> _Written task_
Repeat the listing that follows, character for character, minus the pictures.

────────────────

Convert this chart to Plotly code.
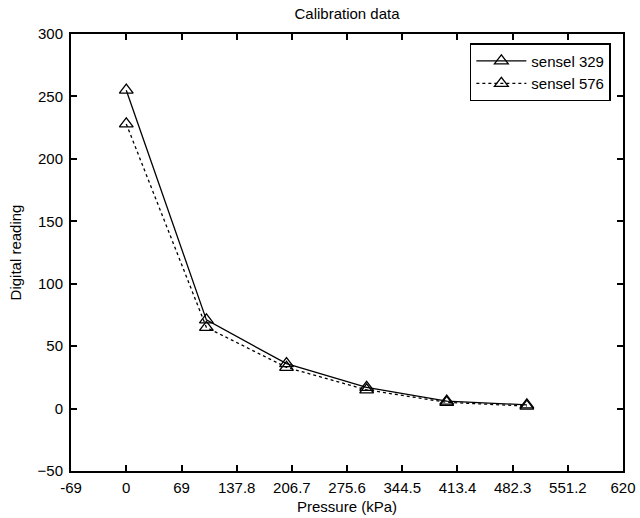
import plotly.graph_objects as go

pressure = [0, 100, 200, 300, 400, 500]
sensel_329 = [255, 71, 36, 17, 6, 3]
sensel_576 = [228, 65, 33, 15, 5, 2]

x_ticks = [-69, 0, 69, 137.8, 206.7, 275.6, 344.5, 413.4, 482.3, 551.2, 620]
x_tick_text = ["-69", "0", "69", "137.8", "206.7", "275.6", "344.5", "413.4", "482.3", "551.2", "620"]
y_ticks = [-50, 0, 50, 100, 150, 200, 250, 300]

font = dict(family="Liberation Sans, Arial, Helvetica, sans-serif", size=15, color="black")

fig = go.Figure()
fig.add_trace(go.Scatter(
    x=pressure, y=sensel_329, name="sensel 329", mode="lines+markers",
    line=dict(color="black", width=1.3, dash="solid"),
    marker=dict(symbol="triangle-up-open", size=12, color="black", line=dict(width=1.3, color="black")),
))
fig.add_trace(go.Scatter(
    x=pressure, y=sensel_576, name="sensel 576", mode="lines+markers",
    line=dict(color="black", width=1.3, dash="dot"),
    marker=dict(symbol="triangle-up-open", size=12, color="black", line=dict(width=1.3, color="black")),
))

axis_common = dict(
    showline=True, linecolor="black", linewidth=2, mirror="ticks",
    ticks="inside", ticklen=6, tickwidth=1.5, tickcolor="black",
    showgrid=False, zeroline=False, tickfont=font, automargin=False,
)

fig.update_layout(
    width=640, height=518,
    margin=dict(l=71, r=17, t=34, b=47),
    paper_bgcolor="white", plot_bgcolor="white",
    font=font,
    title=dict(text="Calibration data", x=0.5, xref="paper", xanchor="center",
               y=1 - 14 / 518, yanchor="middle", font=dict(size=15)),
    xaxis=dict(range=[-69, 620], tickmode="array", tickvals=x_ticks, ticktext=x_tick_text,
               ticklabelstandoff=2,
               title=dict(text="Pressure (kPa)", standoff=6, font=dict(size=15)), **axis_common),
    yaxis=dict(range=[-50, 300], tickmode="array", tickvals=y_ticks,
               ticklabelstandoff=3,
               title=dict(text="Digital reading", standoff=12, font=dict(size=15)), **axis_common),
    legend=dict(x=0.978, y=0.979, xanchor="right", yanchor="top",
                bordercolor="black", borderwidth=1.5, bgcolor="white",
                font=dict(size=15), tracegroupgap=0, itemwidth=50),
    showlegend=True,
)

fig.write_html("out.html")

────────────────

> _The reply_
Convert this chart to Plotly code.
import plotly.graph_objects as go

pressure = [0, 100, 200, 300, 400, 500]
sensel_329 = [255, 71, 36, 17, 6, 3]
sensel_576 = [228, 65, 33, 15, 5, 2]

x_ticks = [-69, 0, 69, 137.8, 206.7, 275.6, 344.5, 413.4, 482.3, 551.2, 620]
x_tick_text = ["-69", "0", "69", "137.8", "206.7", "275.6", "344.5", "413.4", "482.3", "551.2", "620"]
y_ticks = [-50, 0, 50, 100, 150, 200, 250, 300]

font = dict(family="Liberation Sans, Arial, Helvetica, sans-serif", size=15, color="black")

fig = go.Figure()
fig.add_trace(go.Scatter(
    x=pressure, y=sensel_329, name="sensel 329", mode="lines+markers",
    line=dict(color="black", width=1.3, dash="solid"),
    marker=dict(symbol="triangle-up-open", size=12, color="black", line=dict(width=1.3, color="black")),
))
fig.add_trace(go.Scatter(
    x=pressure, y=sensel_576, name="sensel 576", mode="lines+markers",
    line=dict(color="black", width=1.3, dash="dot"),
    marker=dict(symbol="triangle-up-open", size=12, color="black", line=dict(width=1.3, color="black")),
))

axis_common = dict(
    showline=True, linecolor="black", linewidth=2, mirror="ticks",
    ticks="inside", ticklen=6, tickwidth=1.5, tickcolor="black",
    showgrid=False, zeroline=False, tickfont=font, automargin=False,
)

fig.update_layout(
    width=640, height=518,
    margin=dict(l=71, r=17, t=34, b=47),
    paper_bgcolor="white", plot_bgcolor="white",
    font=font,
    title=dict(text="Calibration data", x=0.5, xref="paper", xanchor="center",
               y=1 - 14 / 518, yanchor="middle", font=dict(size=15)),
    xaxis=dict(range=[-69, 620], tickmode="array", tickvals=x_ticks, ticktext=x_tick_text,
               ticklabelstandoff=2,
               title=dict(text="Pressure (kPa)", standoff=6, font=dict(size=15)), **axis_common),
    yaxis=dict(range=[-50, 300], tickmode="array", tickvals=y_ticks,
               ticklabelstandoff=3,
               title=dict(text="Digital reading", standoff=12, font=dict(size=15)), **axis_common),
    legend=dict(x=0.978, y=0.979, xanchor="right", yanchor="top",
                bordercolor="black", borderwidth=1.5, bgcolor="white",
                font=dict(size=15), tracegroupgap=0, itemwidth=50),
    showlegend=True,
)

fig.write_html("out.html")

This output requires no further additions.